┌──

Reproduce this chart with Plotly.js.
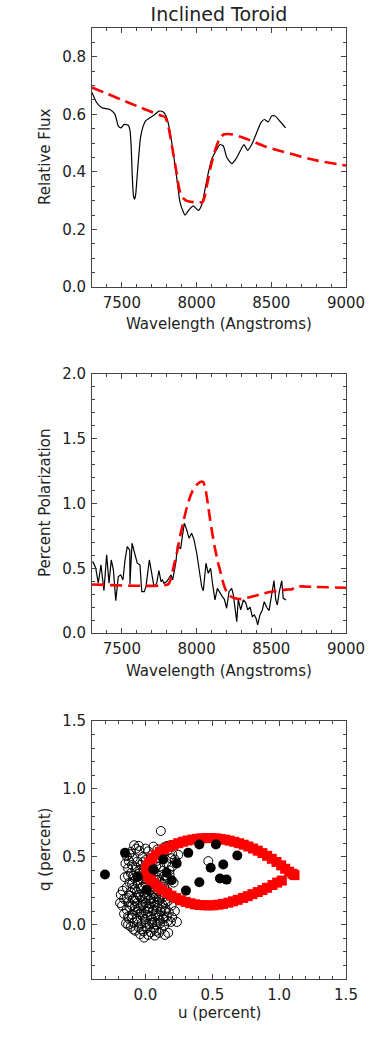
<!DOCTYPE html>
<html>
<head>
<meta charset="utf-8">
<script src="https://cdn.plot.ly/plotly-3.0.1.min.js"></script>
<style>html,body{margin:0;padding:0;background:#fff;}#chart{width:374px;height:1038px;}</style>
</head>
<body>
<div id="chart"></div>
<script>
// ---------- Panel 1: flux ----------
const fluxObsWave = [7300,7331,7365,7420,7454,7476,7494,7516,7543,7554,7562,7570,7578,7585,7592,7600,7612,7625,7643,7660,7688,7722,7748,7777,7800,7822,7844,7867,7889,7910,7922,7949,7978,8011,8034,8056,8078,8101,8128,8157,8179,8201,8235,8268,8302,8317,8342,8369,8402,8431,8453,8480,8502,8525,8558,8596];
const fluxObs     = [0.676,0.641,0.623,0.617,0.600,0.559,0.553,0.565,0.562,0.545,0.49,0.38,0.315,0.305,0.32,0.37,0.45,0.52,0.560,0.578,0.588,0.600,0.611,0.608,0.588,0.541,0.466,0.380,0.295,0.262,0.250,0.268,0.282,0.266,0.285,0.338,0.396,0.443,0.472,0.495,0.490,0.452,0.429,0.449,0.483,0.495,0.475,0.495,0.536,0.571,0.582,0.574,0.594,0.594,0.576,0.553];
const fluxModWave = [7300,7400,7500,7600,7700,7760,7790,7810,7825,7845,7865,7882,7900,7925,7950,7980,8010,8040,8052,8070,8100,8130,8150,8180,8230,8300,8370,8450,8525,8650,8800,9000];
const fluxMod     = [0.693,0.672,0.650,0.629,0.608,0.596,0.590,0.560,0.520,0.460,0.400,0.345,0.315,0.302,0.297,0.295,0.294,0.295,0.310,0.355,0.430,0.485,0.510,0.530,0.531,0.521,0.507,0.490,0.478,0.460,0.440,0.422];

// ---------- Panel 2: polarization ----------
const polObsWave = [7302,7309,7325,7342,7360,7380,7398,7414,7429,7443,7459,7476,7492,7507,7521,7536,7553,7554,7568,7588,7603,7621,7633,7650,7661,7684,7700,7715,7733,7748,7762,7771,7782,7800,7815,7829,7840,7856,7862,7872,7884,7893,7904,7918,7934,7949,7967,7983,8001,8018,8034,8045,8063,8078,8094,8108,8123,8139,8157,8172,8186,8201,8217,8235,8246,8257,8269,8279,8295,8313,8329,8342,8358,8373,8386,8398,8409,8424,8440,8453,8469,8485,8503,8518,8530,8540,8554,8570,8580,8598];
const polObs     = [0.551,0.545,0.500,0.384,0.526,0.327,0.603,0.384,0.564,0.487,0.250,0.436,0.449,0.410,0.564,0.667,0.640,0.379,0.693,0.590,0.539,0.526,0.319,0.319,0.358,0.564,0.461,0.358,0.384,0.482,0.397,0.410,0.384,0.397,0.423,0.449,0.410,0.512,0.550,0.680,0.660,0.650,0.740,0.848,0.796,0.732,0.770,0.719,0.616,0.487,0.358,0.327,0.539,0.461,0.500,0.371,0.255,0.345,0.307,0.281,0.260,0.191,0.319,0.345,0.294,0.203,0.087,0.260,0.178,0.255,0.235,0.178,0.199,0.127,0.140,0.114,0.062,0.140,0.178,0.242,0.199,0.173,0.307,0.404,0.255,0.216,0.319,0.404,0.268,0.255];
const polModWave = [7300,7810,7830,7850,7870,7890,7910,7930,7950,7970,7990,8010,8030,8045,8060,8075,8090,8105,8120,8140,8160,8180,8200,8220,8250,8300,8350,8400,8450,8500,8550,8600,8640,8660,8700,8800,9000];
const polMod     = [0.375,0.375,0.430,0.530,0.630,0.750,0.850,0.950,1.030,1.090,1.130,1.155,1.168,1.165,1.110,1.000,0.880,0.770,0.670,0.560,0.470,0.380,0.320,0.290,0.270,0.262,0.275,0.290,0.305,0.318,0.328,0.335,0.338,0.360,0.360,0.355,0.350];

// ---------- Panel 3: q-u plane ----------
const uOpen = [0.115,-0.085,-0.07,0.06,0.09,0.14,-0.11,-0.045,0.02,0.165,0.2,0.245,-0.14,-0.095,-0.02,0.05,0.125,0.19,0.23,-0.125,-0.06,0.0,0.085,0.155,0.47,-0.15,-0.1,-0.035,0.035,0.11,0.2,
  -0.13,-0.075,-0.015,0.06,0.13,0.18,-0.11,-0.05,0.02,0.1,0.15,-0.155,-0.085,-0.025,0.045,0.115,0.21,-0.12,-0.06,0.0,0.075,0.14,-0.14,-0.095,-0.035,0.025,0.1,0.165,-0.065,0.055,
  -0.185,-0.12,-0.05,0.01,0.08,0.135,-0.16,-0.09,-0.02,0.04,0.105,0.17,-0.13,-0.06,0.0,0.065,0.125,0.195,-0.175,-0.1,-0.035,0.03,0.09,0.15,-0.14,-0.075,-0.01,0.055,0.115,0.175,0.22,
  -0.16,-0.1,-0.045,0.015,0.075,0.135,0.2,-0.125,-0.065,-0.005,0.05,0.105,0.165,0.235,-0.145,-0.09,-0.03,0.03,0.085,0.14,-0.11,-0.05,0.01,0.065,0.12,-0.075,-0.015,0.04,0.1,0.145,-0.04,0.02,-0.01,
  0.02,0.07,-0.03,0.04,0.1,-0.07,0.05,-0.01,0.08,-0.04,0.03,0.0,0.06,-0.08,0.12,-0.02,0.09,0.03,-0.11,0.16,-0.05,0.01,-0.09,0.07,
  -0.06,0.0,0.05,0.11,-0.03,0.08,0.13,-0.1,0.02,0.1,-0.06,0.145,-0.12,-0.02,0.04,0.09,0.15,-0.08,0.06,0.12,-0.04,0.0,-0.14,0.03,-0.08,0.08,0.13,-0.02,0.04,-0.1,0.1,-0.05,0.06,-0.13,0.0,0.14,-0.07,0.08,-0.02,0.04,-0.12,0.09,-0.05,0.16,0.0,0.22,0.18,-0.17,-0.19,-0.13,0.19,0.17,-0.09,0.07,-0.13];
const qOpen = [0.69,0.585,0.56,0.575,0.555,0.57,0.535,0.545,0.54,0.545,0.52,0.515,0.505,0.49,0.5,0.515,0.5,0.49,0.46,0.47,0.465,0.475,0.47,0.455,0.468,0.45,0.44,0.44,0.445,0.43,0.43,
  0.415,0.405,0.41,0.4,0.395,0.37,0.38,0.375,0.365,0.36,0.33,0.35,0.345,0.335,0.33,0.315,0.31,0.31,0.305,0.3,0.29,0.28,0.275,0.27,0.265,0.26,0.25,0.245,0.24,0.235,
  0.22,0.215,0.22,0.215,0.21,0.205,0.19,0.19,0.185,0.19,0.18,0.175,0.165,0.16,0.16,0.165,0.15,0.14,0.14,0.14,0.135,0.13,0.125,0.115,0.11,0.11,0.105,0.1,0.095,0.09,0.1,
  0.08,0.075,0.08,0.07,0.07,0.06,0.055,0.045,0.045,0.04,0.04,0.035,0.025,0.02,0.01,0.015,0.01,0.005,0.0,-0.005,-0.015,-0.02,-0.025,-0.03,-0.035,-0.045,-0.05,-0.055,-0.06,-0.075,-0.07,-0.075,-0.095,
  0.12,0.145,0.09,0.06,0.2,0.2,0.28,0.235,0.33,0.4,0.42,0.02,0.11,0.13,0.13,0.06,0.05,0.18,0.24,0.06,0.12,0.33,0.36,0.02,
  0.03,-0.01,0.015,0.01,-0.035,-0.045,0.045,0.05,0.095,0.075,0.095,0.1,0.13,0.145,0.155,0.165,0.16,0.175,0.195,0.225,0.205,0.195,0.2,0.25,0.26,0.26,0.3,0.28,0.305,0.3,0.33,0.33,0.36,0.36,0.38,0.36,0.42,0.43,0.46,0.49,0.52,0.52,0.58,0.58,0.56,0.48,0.4,0.25,0.16,0.06,0.02,-0.06,-0.035,-0.08,0.0];
const uModel = [1.02,0.985,0.95,0.91,0.875,0.84,0.80,0.765,0.73,0.69,0.655,0.62,0.58,0.545,0.51,0.475,0.44,0.405,0.37,0.335,0.30,0.265,0.23,0.195,0.16,0.125,0.095,0.065,0.04,0.02,0.008,0.005,0.012,0.028,0.05,0.077,0.108,0.14,0.175,0.21,0.245,0.28,0.315,0.35,0.385,0.42,0.455,0.49,0.525,0.56,0.595,0.63,0.665,0.70,0.735,0.77,0.805,0.84,0.875,0.91,0.945,0.98,1.015,1.045,1.075,1.10,1.115];
const qModel = [0.325,0.31,0.292,0.272,0.255,0.24,0.225,0.21,0.197,0.183,0.172,0.162,0.153,0.147,0.143,0.142,0.143,0.145,0.15,0.158,0.168,0.18,0.196,0.213,0.233,0.255,0.278,0.302,0.326,0.352,0.378,0.405,0.432,0.46,0.487,0.513,0.536,0.555,0.572,0.587,0.60,0.611,0.62,0.627,0.632,0.636,0.638,0.638,0.636,0.632,0.626,0.619,0.61,0.60,0.589,0.576,0.561,0.545,0.527,0.507,0.485,0.462,0.437,0.412,0.39,0.375,0.365];
const uFilled = [-0.303,-0.153,-0.058,0.009,0.059,0.133,0.159,0.196,0.233,0.320,0.303,0.403,0.403,0.488,0.527,0.582,0.557,0.607,0.687];
const qFilled = [0.369,0.529,0.352,0.258,0.406,0.480,0.382,0.327,0.450,0.529,0.251,0.591,0.313,0.419,0.591,0.443,0.340,0.332,0.510];

const W = 374, H = 1038;
const FONT = 'DejaVu Sans';
const TXT = '#222';
const LINE = '#444';
const RED = '#ff0000';

const xd = [92/W, 346/W];
function yd(top, bot){ return [1 - bot/H, 1 - top/H]; }

function ax(extra){
  return Object.assign({
    showline:true, linecolor:LINE, linewidth:1, mirror:'ticks',
    ticks:'inside', ticklen:5, tickwidth:1, tickcolor:LINE,
    showgrid:false, zeroline:false, fixedrange:true,
    tickfont:{family:FONT, size:15, color:TXT},
  }, extra);
}
function xax(extra){ return ax(Object.assign({ticklabelstandoff:2}, extra)); }
function yax(extra){ return ax(Object.assign({ticklabelstandoff:2}, extra)); }

const traces = [
  {x:fluxObsWave, y:fluxObs, type:'scatter', mode:'lines', xaxis:'x', yaxis:'y',
   line:{color:'#000', width:1.2, shape:'spline', smoothing:0.6}},
  {x:fluxModWave, y:fluxMod, type:'scatter', mode:'lines', xaxis:'x', yaxis:'y',
   line:{color:RED, width:2.6, dash:'12px,6px', shape:'spline', smoothing:0.6}},
  {x:polObsWave, y:polObs, type:'scatter', mode:'lines', xaxis:'x2', yaxis:'y2',
   line:{color:'#000', width:1.2}},
  {x:polModWave, y:polMod, type:'scatter', mode:'lines', xaxis:'x2', yaxis:'y2',
   line:{color:RED, width:2.6, dash:'12px,6px', shape:'spline', smoothing:0.5}},
  {x:uOpen, y:qOpen, type:'scatter', mode:'markers', xaxis:'x3', yaxis:'y3',
   marker:{symbol:'circle-open', size:9, color:'#000', line:{width:1, color:'#000'}}},
  {x:uModel, y:qModel, type:'scatter', mode:'markers', xaxis:'x3', yaxis:'y3',
   marker:{symbol:'square', size:10, color:RED, line:{width:0}}},
  {x:uFilled, y:qFilled, type:'scatter', mode:'markers', xaxis:'x3', yaxis:'y3',
   marker:{symbol:'circle', size:10, color:'#000', line:{width:0}}}
];

function ann(text, x, y, rot){
  return {text:text, xref:'paper', yref:'paper', x:x/W, y:1-y/H, showarrow:false,
    xanchor:'center', yanchor:'middle', textangle:rot||0,
    font:{family:FONT, size:15, color:TXT}};
}

const layout = {
  width:W, height:H, margin:{l:0,r:0,t:0,b:0},
  paper_bgcolor:'#fff', plot_bgcolor:'#fff', showlegend:false,
  title:{text:'Inclined Toroid', x:219/W, y:1-14/H, xanchor:'center', yanchor:'middle',
    font:{family:FONT, size:19, color:TXT}},
  xaxis: xax({domain:xd, anchor:'y', range:[7300,9000], tick0:7500, dtick:500,
    minor:{ticks:'inside', ticklen:3, dtick:100, tickcolor:LINE}}),
  yaxis: yax({domain:yd(28,287), anchor:'x', range:[0,0.9], tick0:0, dtick:0.2, tickformat:'.1f',
    minor:{ticks:'inside', ticklen:3, dtick:0.05, tickcolor:LINE}}),
  xaxis2: xax({domain:xd, anchor:'y2', range:[7300,9000], tick0:7500, dtick:500,
    minor:{ticks:'inside', ticklen:3, dtick:100, tickcolor:LINE}}),
  yaxis2: yax({domain:yd(374,633), anchor:'x2', range:[0,2.0], tick0:0, dtick:0.5, tickformat:'.1f',
    minor:{ticks:'inside', ticklen:3, dtick:0.1, tickcolor:LINE}}),
  xaxis3: xax({domain:xd, anchor:'y3', range:[-0.4,1.5], tick0:0, dtick:0.5, tickformat:'.1f',
    minor:{ticks:'inside', ticklen:3, dtick:0.1, tickcolor:LINE}}),
  yaxis3: yax({domain:yd(721,979), anchor:'x3', range:[-0.4,1.5], tick0:0, dtick:0.5, tickformat:'.1f',
    minor:{ticks:'inside', ticklen:3, dtick:0.1, tickcolor:LINE}}),
  annotations:[
    ann('Relative Flux', 45, 157, -90),
    ann('Wavelength (Angstroms)', 219, 324),
    ann('Percent Polarization', 45, 503, -90),
    ann('Wavelength (Angstroms)', 219, 671),
    ann('q (percent)', 45, 850, -90),
    ann('u (percent)', 219, 1013)
  ]
};

Plotly.newPlot('chart', traces, layout, {staticPlot:true, displayModeBar:false});
</script>
</body>
</html>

└──

**Your objective:**
From the listing, copy each line containing the word "chart".

**Finished answer:**
Reproduce this chart with Plotly.js.
<style>html,body{margin:0;padding:0;background:#fff;}#chart{width:374px;height:1038px;}</style>
<div id="chart"></div>
Plotly.newPlot('chart', traces, layout, {staticPlot:true, displayModeBar:false});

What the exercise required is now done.